Les campagnes anti-genre
Ces revendications, portées aux quatre coins du monde, se recoupent sous la notion de «campagnes anti-genre». Le doctorant les définit comme «un ensemble d’initiatives visant à mobiliser la population et à alerter sur certains enjeux liés au genre. Celui-ci englobe à la fois les lois relatives à l'avortement, aux personnes LGBTQIA+ et à l'éducation sexuelle». Son collègue David Paternotte, professeur en sociologie et codirecteur de la Structure de recherche interdisciplinaire sur le genre (STRIGES), contextualise: «La singularité des campagnes anti-genre vis-à-vis des mobilisations précédentes est une plus grande professionnalisation, un renouvellement générationnel et une circulation des idées à partir de réseaux transnationaux.»

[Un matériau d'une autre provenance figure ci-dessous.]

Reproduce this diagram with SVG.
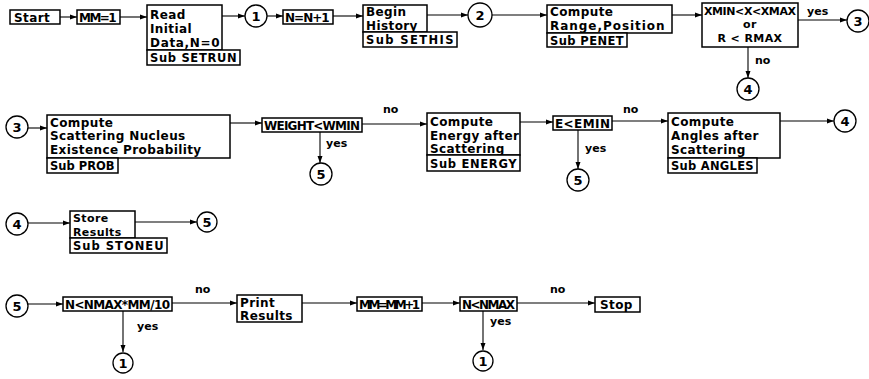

Plus qu’une sécularisation des lobbys religieux actifs contre l’avortement et l’homosexualité dans les années 1980, la notion de campagnes anti-genre décrit une rupture dans la modalité de contestation. Ce qui les distingue, c’est leur organisation désormais plus structurée. Inspirées notamment des stratégies des ONG, les campagnes anti-genre comprennent la mise en place de pôles de formation, des relais dans des médias, une forte visibilité sur Internet et des compétences dans la recherche de financements. Une différence fondamentale s'observe également par la mise en réseau des acteurs, à travers des organisations internationales et des événements transnationaux, vecteurs de relais efficaces. «Ce ne sont plus les trois illuminés opposés à l’avortement de l’arrière-salle paroissiale», résume David Paternotte.
Quel avenir pour l'EVRAS ?
La majorité des personnes mobilisées contre l'EVRAS s'identifie peu à la politique institutionnelle. De l’autre côté des urnes, quand on parcourt les manifestes déposés en juin 2024 par les partis francophones, on constate que peu d'entre eux défendent une réelle opposition à l’EVRAS. Les critiques ne visent pas directement son organisation, mais bien certains enjeux abordés lors des animations. Cette absence de relai parlementaire pourrait expliquer l’étiolement progressif des contestations dans l’espace francophone belge.
Mais Ugo Laquièze met en garde: «Bien que moins médiatisées, les campagnes anti-Evras se poursuivent discrètement.» Regrettant l'inexistence d'étude sur l'application concrète de l'EVRAS, il rapporte que certains directeurs proposent aux parents de retirer leurs enfants de l’école lors de ces séances. Des kits d'outils circuleraient toujours, diffusant un argumentaire contre ces animations. Une pression dont l’un des risques vraisemblables pourrait être l’ouverture progressive des cours d'EVRAS à des acteurs alternatifs, aux approches plus conservatrices.
Observant la situation internationale, les chercheurs redoutent l'émergence d'une seconde vague de luttes anti-Evras. Le contexte étasunien est favorable à la dérégulation des réseaux sociaux, ce qui pourrait démultiplier d’éventuelles campagnes de désinformation. Leur vigilance se porte également sur certains discours émanant du Centre Jean Gol. Ils s'interrogent notamment sur la croisade menée par le laboratoire d'idées du MR contre le wokisme. Et David Paternotte de conclure: «La Belgique accuse un retard dans ces matières, mais nous allons vraisemblablement vivre des années de rattrapage.»